→ **Source data**:
● ● ● ● ●

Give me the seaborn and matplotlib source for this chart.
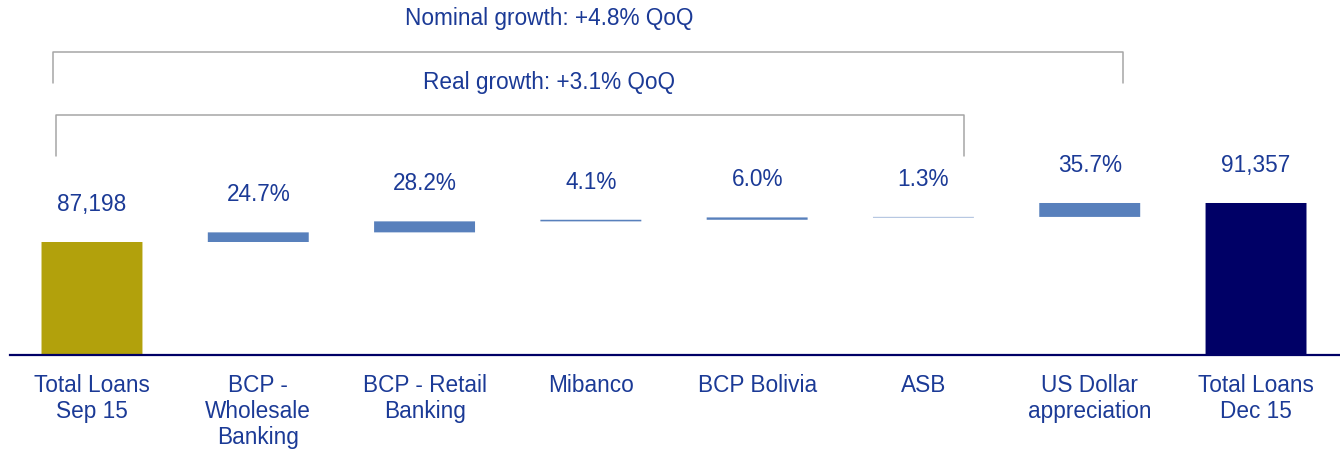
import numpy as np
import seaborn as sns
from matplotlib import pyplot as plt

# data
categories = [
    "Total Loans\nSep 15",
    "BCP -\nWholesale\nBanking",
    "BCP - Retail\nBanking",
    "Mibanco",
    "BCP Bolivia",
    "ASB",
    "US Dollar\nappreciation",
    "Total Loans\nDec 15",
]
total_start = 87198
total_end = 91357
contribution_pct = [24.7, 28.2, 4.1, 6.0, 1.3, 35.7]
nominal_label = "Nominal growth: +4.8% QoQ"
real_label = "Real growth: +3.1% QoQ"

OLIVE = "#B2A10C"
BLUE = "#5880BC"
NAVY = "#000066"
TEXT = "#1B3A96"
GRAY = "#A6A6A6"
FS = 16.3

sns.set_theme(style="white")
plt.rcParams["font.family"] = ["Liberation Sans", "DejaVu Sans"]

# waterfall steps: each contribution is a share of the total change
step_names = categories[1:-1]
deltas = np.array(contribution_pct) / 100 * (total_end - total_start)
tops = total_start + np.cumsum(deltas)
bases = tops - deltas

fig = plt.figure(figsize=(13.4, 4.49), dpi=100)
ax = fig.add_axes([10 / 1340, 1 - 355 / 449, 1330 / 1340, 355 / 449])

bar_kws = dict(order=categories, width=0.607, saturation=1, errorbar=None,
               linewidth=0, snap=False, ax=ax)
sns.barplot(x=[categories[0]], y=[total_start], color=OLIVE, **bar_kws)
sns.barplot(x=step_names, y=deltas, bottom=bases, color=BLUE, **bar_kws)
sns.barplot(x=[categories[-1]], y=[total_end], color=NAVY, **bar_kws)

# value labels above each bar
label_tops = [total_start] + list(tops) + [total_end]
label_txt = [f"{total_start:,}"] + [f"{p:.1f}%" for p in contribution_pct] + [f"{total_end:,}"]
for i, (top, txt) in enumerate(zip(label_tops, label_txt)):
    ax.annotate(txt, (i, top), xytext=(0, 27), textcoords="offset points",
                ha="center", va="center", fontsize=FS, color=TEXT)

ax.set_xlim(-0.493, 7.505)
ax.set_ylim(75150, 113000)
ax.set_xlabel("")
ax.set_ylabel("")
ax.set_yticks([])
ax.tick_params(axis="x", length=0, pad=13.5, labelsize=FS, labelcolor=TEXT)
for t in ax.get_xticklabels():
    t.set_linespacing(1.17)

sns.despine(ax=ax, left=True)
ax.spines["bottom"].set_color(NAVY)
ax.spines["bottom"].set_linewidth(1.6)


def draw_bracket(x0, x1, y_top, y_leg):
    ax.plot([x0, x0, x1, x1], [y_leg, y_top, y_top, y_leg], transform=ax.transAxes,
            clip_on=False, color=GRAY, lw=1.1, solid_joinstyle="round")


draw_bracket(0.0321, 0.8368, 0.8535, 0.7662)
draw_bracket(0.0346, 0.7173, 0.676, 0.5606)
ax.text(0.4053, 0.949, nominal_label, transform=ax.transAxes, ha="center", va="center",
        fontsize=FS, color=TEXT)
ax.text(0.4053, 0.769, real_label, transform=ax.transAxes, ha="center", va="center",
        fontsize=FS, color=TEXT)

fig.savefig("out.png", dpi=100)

● ● ● ● ●

→ **What the exercise asks**: Give every line above again exactly, with no pictures.

→ **Result of the exercise**:
Give me the seaborn and matplotlib source for this chart.
import numpy as np
import seaborn as sns
from matplotlib import pyplot as plt

# data
categories = [
    "Total Loans\nSep 15",
    "BCP -\nWholesale\nBanking",
    "BCP - Retail\nBanking",
    "Mibanco",
    "BCP Bolivia",
    "ASB",
    "US Dollar\nappreciation",
    "Total Loans\nDec 15",
]
total_start = 87198
total_end = 91357
contribution_pct = [24.7, 28.2, 4.1, 6.0, 1.3, 35.7]
nominal_label = "Nominal growth: +4.8% QoQ"
real_label = "Real growth: +3.1% QoQ"

OLIVE = "#B2A10C"
BLUE = "#5880BC"
NAVY = "#000066"
TEXT = "#1B3A96"
GRAY = "#A6A6A6"
FS = 16.3

sns.set_theme(style="white")
plt.rcParams["font.family"] = ["Liberation Sans", "DejaVu Sans"]

# waterfall steps: each contribution is a share of the total change
step_names = categories[1:-1]
deltas = np.array(contribution_pct) / 100 * (total_end - total_start)
tops = total_start + np.cumsum(deltas)
bases = tops - deltas

fig = plt.figure(figsize=(13.4, 4.49), dpi=100)
ax = fig.add_axes([10 / 1340, 1 - 355 / 449, 1330 / 1340, 355 / 449])

bar_kws = dict(order=categories, width=0.607, saturation=1, errorbar=None,
               linewidth=0, snap=False, ax=ax)
sns.barplot(x=[categories[0]], y=[total_start], color=OLIVE, **bar_kws)
sns.barplot(x=step_names, y=deltas, bottom=bases, color=BLUE, **bar_kws)
sns.barplot(x=[categories[-1]], y=[total_end], color=NAVY, **bar_kws)

# value labels above each bar
label_tops = [total_start] + list(tops) + [total_end]
label_txt = [f"{total_start:,}"] + [f"{p:.1f}%" for p in contribution_pct] + [f"{total_end:,}"]
for i, (top, txt) in enumerate(zip(label_tops, label_txt)):
    ax.annotate(txt, (i, top), xytext=(0, 27), textcoords="offset points",
                ha="center", va="center", fontsize=FS, color=TEXT)

ax.set_xlim(-0.493, 7.505)
ax.set_ylim(75150, 113000)
ax.set_xlabel("")
ax.set_ylabel("")
ax.set_yticks([])
ax.tick_params(axis="x", length=0, pad=13.5, labelsize=FS, labelcolor=TEXT)
for t in ax.get_xticklabels():
    t.set_linespacing(1.17)

sns.despine(ax=ax, left=True)
ax.spines["bottom"].set_color(NAVY)
ax.spines["bottom"].set_linewidth(1.6)


def draw_bracket(x0, x1, y_top, y_leg):
    ax.plot([x0, x0, x1, x1], [y_leg, y_top, y_top, y_leg], transform=ax.transAxes,
            clip_on=False, color=GRAY, lw=1.1, solid_joinstyle="round")


draw_bracket(0.0321, 0.8368, 0.8535, 0.7662)
draw_bracket(0.0346, 0.7173, 0.676, 0.5606)
ax.text(0.4053, 0.949, nominal_label, transform=ax.transAxes, ha="center", va="center",
        fontsize=FS, color=TEXT)
ax.text(0.4053, 0.769, real_label, transform=ax.transAxes, ha="center", va="center",
        fontsize=FS, color=TEXT)

fig.savefig("out.png", dpi=100)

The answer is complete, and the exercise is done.